+++ Data extract

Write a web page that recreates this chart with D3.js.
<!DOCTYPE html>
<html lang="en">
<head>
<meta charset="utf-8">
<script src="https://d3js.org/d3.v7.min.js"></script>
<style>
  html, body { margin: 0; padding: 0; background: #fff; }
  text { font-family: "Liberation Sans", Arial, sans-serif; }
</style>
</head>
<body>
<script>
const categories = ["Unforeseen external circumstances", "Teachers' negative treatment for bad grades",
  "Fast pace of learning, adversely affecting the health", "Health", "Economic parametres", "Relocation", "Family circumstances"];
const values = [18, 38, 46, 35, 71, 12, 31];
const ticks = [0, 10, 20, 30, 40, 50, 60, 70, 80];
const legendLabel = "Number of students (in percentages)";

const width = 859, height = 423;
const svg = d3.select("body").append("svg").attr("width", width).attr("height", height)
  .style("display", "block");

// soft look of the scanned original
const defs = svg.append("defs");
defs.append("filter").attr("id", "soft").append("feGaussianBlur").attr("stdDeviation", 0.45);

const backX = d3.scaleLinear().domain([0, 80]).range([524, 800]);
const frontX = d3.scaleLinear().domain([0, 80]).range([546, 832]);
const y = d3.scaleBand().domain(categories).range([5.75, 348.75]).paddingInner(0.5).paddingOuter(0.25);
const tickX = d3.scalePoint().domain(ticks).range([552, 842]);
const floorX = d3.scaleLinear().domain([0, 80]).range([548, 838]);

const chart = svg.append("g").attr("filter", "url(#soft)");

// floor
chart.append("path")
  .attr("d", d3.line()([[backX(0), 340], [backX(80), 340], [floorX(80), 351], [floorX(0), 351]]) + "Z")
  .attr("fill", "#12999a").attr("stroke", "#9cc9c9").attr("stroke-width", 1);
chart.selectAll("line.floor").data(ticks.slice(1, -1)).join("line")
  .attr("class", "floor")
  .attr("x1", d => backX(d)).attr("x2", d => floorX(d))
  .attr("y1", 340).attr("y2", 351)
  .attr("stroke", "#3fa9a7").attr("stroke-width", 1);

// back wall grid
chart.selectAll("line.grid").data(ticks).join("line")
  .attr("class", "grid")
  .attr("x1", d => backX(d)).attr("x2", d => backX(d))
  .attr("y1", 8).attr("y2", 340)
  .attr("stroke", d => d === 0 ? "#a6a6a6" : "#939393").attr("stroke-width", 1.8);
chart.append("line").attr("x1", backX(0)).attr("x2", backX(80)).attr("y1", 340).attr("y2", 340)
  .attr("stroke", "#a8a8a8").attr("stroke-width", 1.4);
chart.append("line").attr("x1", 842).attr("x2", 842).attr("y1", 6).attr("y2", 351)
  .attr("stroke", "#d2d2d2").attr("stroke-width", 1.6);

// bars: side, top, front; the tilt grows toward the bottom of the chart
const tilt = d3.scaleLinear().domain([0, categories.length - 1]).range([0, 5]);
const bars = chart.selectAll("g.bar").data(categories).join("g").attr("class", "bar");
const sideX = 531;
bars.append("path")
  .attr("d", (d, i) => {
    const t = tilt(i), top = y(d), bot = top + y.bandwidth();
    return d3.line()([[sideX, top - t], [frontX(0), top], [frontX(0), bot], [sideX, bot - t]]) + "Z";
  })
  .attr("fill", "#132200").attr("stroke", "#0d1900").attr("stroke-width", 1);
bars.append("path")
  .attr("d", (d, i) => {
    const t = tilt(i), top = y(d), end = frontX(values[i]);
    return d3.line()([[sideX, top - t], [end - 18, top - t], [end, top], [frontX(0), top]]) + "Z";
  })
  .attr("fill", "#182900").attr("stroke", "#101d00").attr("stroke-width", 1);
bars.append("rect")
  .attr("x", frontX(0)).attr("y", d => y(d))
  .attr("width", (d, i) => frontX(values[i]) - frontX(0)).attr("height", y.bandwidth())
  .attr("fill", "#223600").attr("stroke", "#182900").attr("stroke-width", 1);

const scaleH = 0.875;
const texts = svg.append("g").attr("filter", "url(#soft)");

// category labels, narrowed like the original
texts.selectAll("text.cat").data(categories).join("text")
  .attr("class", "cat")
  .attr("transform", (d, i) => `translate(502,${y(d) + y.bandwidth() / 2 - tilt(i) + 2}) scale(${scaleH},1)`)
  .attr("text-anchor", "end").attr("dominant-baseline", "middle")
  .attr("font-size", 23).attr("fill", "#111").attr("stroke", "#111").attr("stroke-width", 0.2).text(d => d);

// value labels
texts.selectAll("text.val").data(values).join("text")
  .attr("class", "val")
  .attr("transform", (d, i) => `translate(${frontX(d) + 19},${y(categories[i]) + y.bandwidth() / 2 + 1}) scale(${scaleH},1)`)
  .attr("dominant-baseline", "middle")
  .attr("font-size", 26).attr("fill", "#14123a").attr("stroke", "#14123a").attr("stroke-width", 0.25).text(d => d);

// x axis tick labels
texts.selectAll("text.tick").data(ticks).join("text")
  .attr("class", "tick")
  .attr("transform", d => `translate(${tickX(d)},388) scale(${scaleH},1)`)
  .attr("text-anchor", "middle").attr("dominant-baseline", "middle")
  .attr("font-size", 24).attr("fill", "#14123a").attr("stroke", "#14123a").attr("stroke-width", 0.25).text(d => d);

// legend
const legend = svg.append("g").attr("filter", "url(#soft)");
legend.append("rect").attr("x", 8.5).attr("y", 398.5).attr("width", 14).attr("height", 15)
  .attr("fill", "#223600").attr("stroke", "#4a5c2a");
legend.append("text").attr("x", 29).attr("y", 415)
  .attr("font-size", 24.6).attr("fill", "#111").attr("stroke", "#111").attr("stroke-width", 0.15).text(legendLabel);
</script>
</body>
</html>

++++++

All of the data must be returned exactly.

Write a web page that recreates this chart with D3.js.
<!DOCTYPE html>
<html lang="en">
<head>
<meta charset="utf-8">
<script src="https://d3js.org/d3.v7.min.js"></script>
<style>
  html, body { margin: 0; padding: 0; background: #fff; }
  text { font-family: "Liberation Sans", Arial, sans-serif; }
</style>
</head>
<body>
<script>
const categories = ["Unforeseen external circumstances", "Teachers' negative treatment for bad grades",
  "Fast pace of learning, adversely affecting the health", "Health", "Economic parametres", "Relocation", "Family circumstances"];
const values = [18, 38, 46, 35, 71, 12, 31];
const ticks = [0, 10, 20, 30, 40, 50, 60, 70, 80];
const legendLabel = "Number of students (in percentages)";

const width = 859, height = 423;
const svg = d3.select("body").append("svg").attr("width", width).attr("height", height)
  .style("display", "block");

// soft look of the scanned original
const defs = svg.append("defs");
defs.append("filter").attr("id", "soft").append("feGaussianBlur").attr("stdDeviation", 0.45);

const backX = d3.scaleLinear().domain([0, 80]).range([524, 800]);
const frontX = d3.scaleLinear().domain([0, 80]).range([546, 832]);
const y = d3.scaleBand().domain(categories).range([5.75, 348.75]).paddingInner(0.5).paddingOuter(0.25);
const tickX = d3.scalePoint().domain(ticks).range([552, 842]);
const floorX = d3.scaleLinear().domain([0, 80]).range([548, 838]);

const chart = svg.append("g").attr("filter", "url(#soft)");

// floor
chart.append("path")
  .attr("d", d3.line()([[backX(0), 340], [backX(80), 340], [floorX(80), 351], [floorX(0), 351]]) + "Z")
  .attr("fill", "#12999a").attr("stroke", "#9cc9c9").attr("stroke-width", 1);
chart.selectAll("line.floor").data(ticks.slice(1, -1)).join("line")
  .attr("class", "floor")
  .attr("x1", d => backX(d)).attr("x2", d => floorX(d))
  .attr("y1", 340).attr("y2", 351)
  .attr("stroke", "#3fa9a7").attr("stroke-width", 1);

// back wall grid
chart.selectAll("line.grid").data(ticks).join("line")
  .attr("class", "grid")
  .attr("x1", d => backX(d)).attr("x2", d => backX(d))
  .attr("y1", 8).attr("y2", 340)
  .attr("stroke", d => d === 0 ? "#a6a6a6" : "#939393").attr("stroke-width", 1.8);
chart.append("line").attr("x1", backX(0)).attr("x2", backX(80)).attr("y1", 340).attr("y2", 340)
  .attr("stroke", "#a8a8a8").attr("stroke-width", 1.4);
chart.append("line").attr("x1", 842).attr("x2", 842).attr("y1", 6).attr("y2", 351)
  .attr("stroke", "#d2d2d2").attr("stroke-width", 1.6);

// bars: side, top, front; the tilt grows toward the bottom of the chart
const tilt = d3.scaleLinear().domain([0, categories.length - 1]).range([0, 5]);
const bars = chart.selectAll("g.bar").data(categories).join("g").attr("class", "bar");
const sideX = 531;
bars.append("path")
  .attr("d", (d, i) => {
    const t = tilt(i), top = y(d), bot = top + y.bandwidth();
    return d3.line()([[sideX, top - t], [frontX(0), top], [frontX(0), bot], [sideX, bot - t]]) + "Z";
  })
  .attr("fill", "#132200").attr("stroke", "#0d1900").attr("stroke-width", 1);
bars.append("path")
  .attr("d", (d, i) => {
    const t = tilt(i), top = y(d), end = frontX(values[i]);
    return d3.line()([[sideX, top - t], [end - 18, top - t], [end, top], [frontX(0), top]]) + "Z";
  })
  .attr("fill", "#182900").attr("stroke", "#101d00").attr("stroke-width", 1);
bars.append("rect")
  .attr("x", frontX(0)).attr("y", d => y(d))
  .attr("width", (d, i) => frontX(values[i]) - frontX(0)).attr("height", y.bandwidth())
  .attr("fill", "#223600").attr("stroke", "#182900").attr("stroke-width", 1);

const scaleH = 0.875;
const texts = svg.append("g").attr("filter", "url(#soft)");

// category labels, narrowed like the original
texts.selectAll("text.cat").data(categories).join("text")
  .attr("class", "cat")
  .attr("transform", (d, i) => `translate(502,${y(d) + y.bandwidth() / 2 - tilt(i) + 2}) scale(${scaleH},1)`)
  .attr("text-anchor", "end").attr("dominant-baseline", "middle")
  .attr("font-size", 23).attr("fill", "#111").attr("stroke", "#111").attr("stroke-width", 0.2).text(d => d);

// value labels
texts.selectAll("text.val").data(values).join("text")
  .attr("class", "val")
  .attr("transform", (d, i) => `translate(${frontX(d) + 19},${y(categories[i]) + y.bandwidth() / 2 + 1}) scale(${scaleH},1)`)
  .attr("dominant-baseline", "middle")
  .attr("font-size", 26).attr("fill", "#14123a").attr("stroke", "#14123a").attr("stroke-width", 0.25).text(d => d);

// x axis tick labels
texts.selectAll("text.tick").data(ticks).join("text")
  .attr("class", "tick")
  .attr("transform", d => `translate(${tickX(d)},388) scale(${scaleH},1)`)
  .attr("text-anchor", "middle").attr("dominant-baseline", "middle")
  .attr("font-size", 24).attr("fill", "#14123a").attr("stroke", "#14123a").attr("stroke-width", 0.25).text(d => d);

// legend
const legend = svg.append("g").attr("filter", "url(#soft)");
legend.append("rect").attr("x", 8.5).attr("y", 398.5).attr("width", 14).attr("height", 15)
  .attr("fill", "#223600").attr("stroke", "#4a5c2a");
legend.append("text").attr("x", 29).attr("y", 415)
  .attr("font-size", 24.6).attr("fill", "#111").attr("stroke", "#111").attr("stroke-width", 0.15).text(legendLabel);
</script>
</body>
</html>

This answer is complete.